Before, we were frightened. We felt the shifting of the earth and the shaking of the mountains. We ran to God for safety, and He provided a shelter. The cave was our chance to examine in the middle of the emergency. To repent while we rest. To commit to following Him despite our fear.

And now, after that long pause and reflect, we are in a place of safety. The word for "refuge" here means a strong tower or fortified place. We are no longer exposed to elements or enemies; we are behind thick, secure walls. There is plenty of food. There is a river providing fresh water. This is the place where you want to wait out a siege!

In our own situations we also have these transitions from cave to city. I can't tell you the exact moment you will start to feel safe. I can't even tell you the exact moments when I've started feeling safe. But after a time, I realize that I am finally safe, secure, sheltered, saved. I am grateful. I feel a strong desire to look for comfort and offer it to others. Worship comes easily, and the messages I hear seem to "preach at me" a little less.

As I read over this section of the Psalm, and force myself to stop at that Selah, I see three things happening in the city.

First, there is celebration. We are out of crisis mode and we are able to see the good that surrounds us. We can recognize how God provides for us and takes care of us.

And I know this has happened for me in my dark times. Once the emergency is past and my emotions seem to even out, I am able to look for good things in myself and others. I can practice gratitude. Practicing gratitude leads to a change in perspective. In a sense, even in difficult times, I am "made glad."

There is also a sense of constant provision, and maybe it's because I look for it, but I definitely notice little ways that my needs are met. The choice of a river is more than just pretty imagery to go along with the safety of the city during a siege. The Holy Spirit is often described as being like water. And knowing how important a reliable, fresh water source would be during a siege, we can draw some of the same parallels to what the Holy Spirit does in the midst of this celebration - He makes us glad. He constantly and continuously brings us what we need for our health and our cleansing. He is present at all times - think about when you've been near a river. You know it's there. You can't not hear it - you can become so accustomed to the sound that it fades to the background and you don't notice it, but the sound, the flow, the breeze, the presence of the river never changes. It is the same with the Spirit.

The second thing I see is that the crisis hasn't actually stopped. If anything it has become more intense for those outside the city. In the poetic description, proud kingdoms are on the verge of collapse. Life is not stable outside the city walls.

I think this is what can happen when a Christian refuses to make that first run to the cave and do the Selah work God requires.

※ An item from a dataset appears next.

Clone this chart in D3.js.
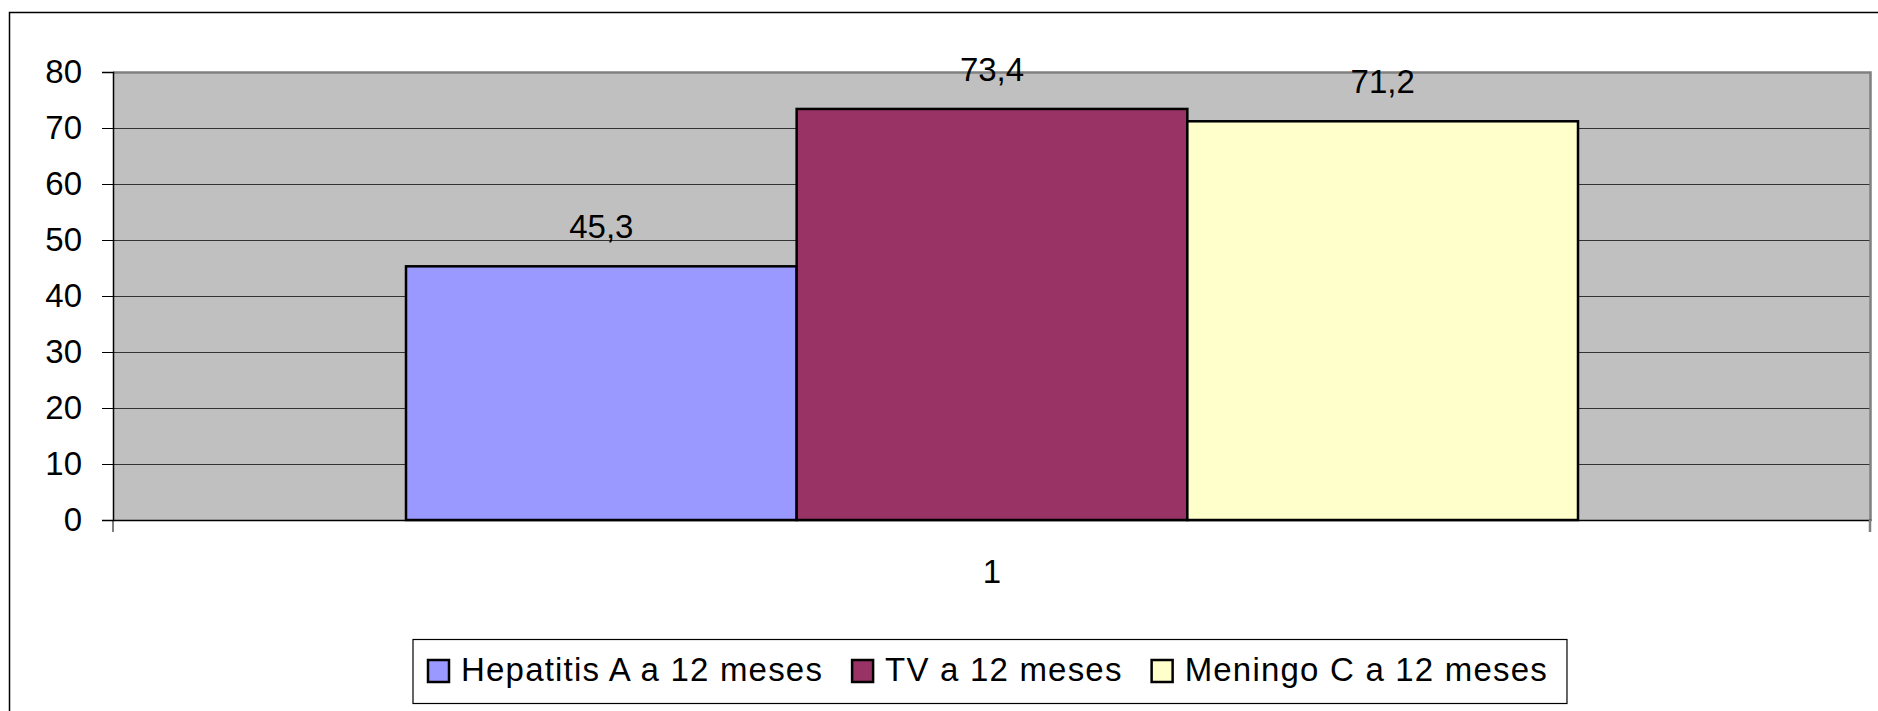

When we try to handle everything on our own. We can say, "It's fine, I'm fine" so often that we start to actually believe it. But anyone not in crisis can see that we are "tottering." When the world-shaking event was a divorce or other broken relationship, it's very common for one party to end up safe in the city while the other remains outside, fighting their own battles. The difference is the time in the cave. You don’t get to the safety of the city without first seeking shelter in the cave.

In the still-healing perspective of the one inside the city walls, it is easy to see the other party as the one holding you under siege. I think this needs to be said: healing comes with setbacks. And sometimes those setbacks come as attacks from people who are simply outside the walls. Whether they have malicious intent or a lack of understanding of what we've been through to get to the city probably varies by situation. But as you heal, expect those attacks will come. Resist the urge to respond out of your human nature. Remember that you are in this safe place, protected and provided for. Stay close to the river, reflect on what the Lord has done, and allow Him to defend you. This isn't easy. But every time I've stuck my nose over the city wall to try to be an archer in my own defense, I've received another injury. God is really good at defending His people - stay out of His way.

The third thing I notice about the city is actually the broadest theme in this section - God is with us. In the midst of us. He doesn't just drop in at regular intervals to see how we are doing. His presence is constant and gives the confidence that we will be okay. We will not be moved, and when the morning dawns, He will help us.

The dawning of the morning in the Psalms signals the end of a difficult season. Night is troubling, morning is full of hope. But, if the morning is full of hope, why does God need to help us? And if He's been with us, hasn't he been helping us all along?

Yes, He has! And I think this help means a new kind of help in the next phase. We were not meant to remain safe behind city walls for our entire Christian life. Once we are healed and strong and confident, the gates will open and God will expect us to return to serving in His kingdom. The Psalmist says when we get to that point, when the sun rises and the gates open, we have the promise that God will help us then, too.

Over the last couple of years, I’ve had some times of very intentional pausing to reflect on the growth I had in my own city stay. There have been opportunities to reconnect with family, conversations that reminded of who I used to be when I lived near them. I've had the opportunity to tell the truth about some very old wounds in my heart and offer comfort back to people that have recently moved into their own season in the city of refuge. God is in the midst of this place of safety, it will not fall or be moved, no matter what the Enemy tries.

I hope that you will be able to pause and reflect this week on your own experiences within the city walls. Have a blessed week!